Publicada em 1892, a principal obra de Max Nordau – Entartung (“Degenerescência”) – tornou-se rapidamente um best-seller da última década do século XIX. Lembrar alguns dos motivos que explicam a sua popularidade talvez não seja inútil para perceber o impacto que a obra teve no jovem Pessoa (ver a verbete dedicada a Nordau) e, em geral, na formação da geração modernista e no seu posicionamento em relação à literatura do fin de siècle.
Dos motivos que costumam invocar-se, conviria salientar dois.
Primeiro, Nordau englobou sob o mote comum fin de siècle diversas manifestações artísticas de vários autores europeus representativos do século XIX – alguns, ainda mal conhecidos na altura. Por isso, ao constituir o corpus da arte «degenerada», com grande erudição, também contribuiu indirectamente para a maior divulgação de numerosos autores, de Verlaine a Ibsen, de Kierkegaard a Nietzsche. (Neste sentido pode ler-se a declaração de Pessoa como sensacionista: «Na etiologia da nossa morbidez figuram todos os decadentes de todas as decadencias», Escritos sobre Génio e Loucura, IN-CM, 2006: 116.)
Segundo, Nordau ofereceu uma nova aplicação da crítica psiquiátrica à crítica estética, transferindo certos conceitos – nomeadamente o de degenerescência, numa época de suposta decadência – do campo da medicina ao campo da arte. Portanto, a sua obra impulsionou a voga de um certo tipo de estudos psico-patológicos durante os últimos anos do século XIX e os primeiros do XX. (No texto de Pessoa citado anteriormente encontra-se uma teoria da degenerescência em arte que tornaria substantiva a «morbidez» que Nordau arrazoara acidental: «Toda a producção artistica superior é, por sua natureza, um producto da decadencia e da degeneração», ibidem: 118.)

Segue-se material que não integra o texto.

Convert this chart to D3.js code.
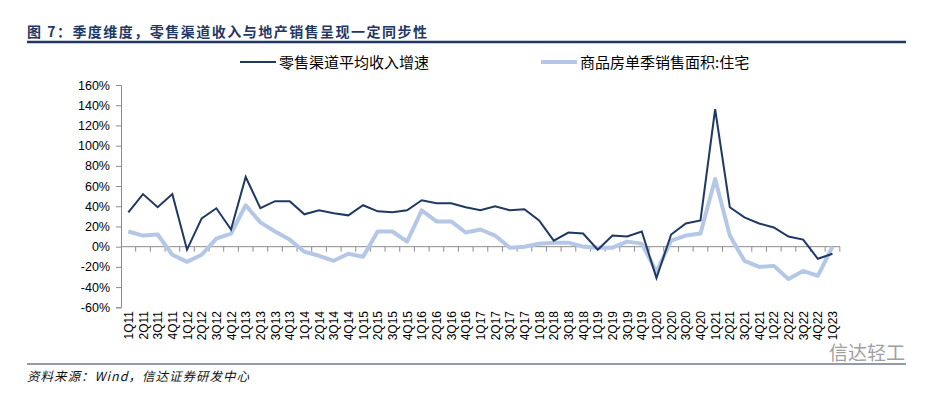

No seu breviário do fin de siècle, Nordau apresentou pela primeira vez a produção de alguns autores europeus a um público mais vasto e apontou os elementos de degenerescência que movimentos como o simbolismo, por exemplo, conteriam. Para os vanguardistas esse compêndio constituiu um texto de referência, mas também uma prova palpável da incompreensão com que outras novidades artísticas, no seu momento, já tinham sido recebidas.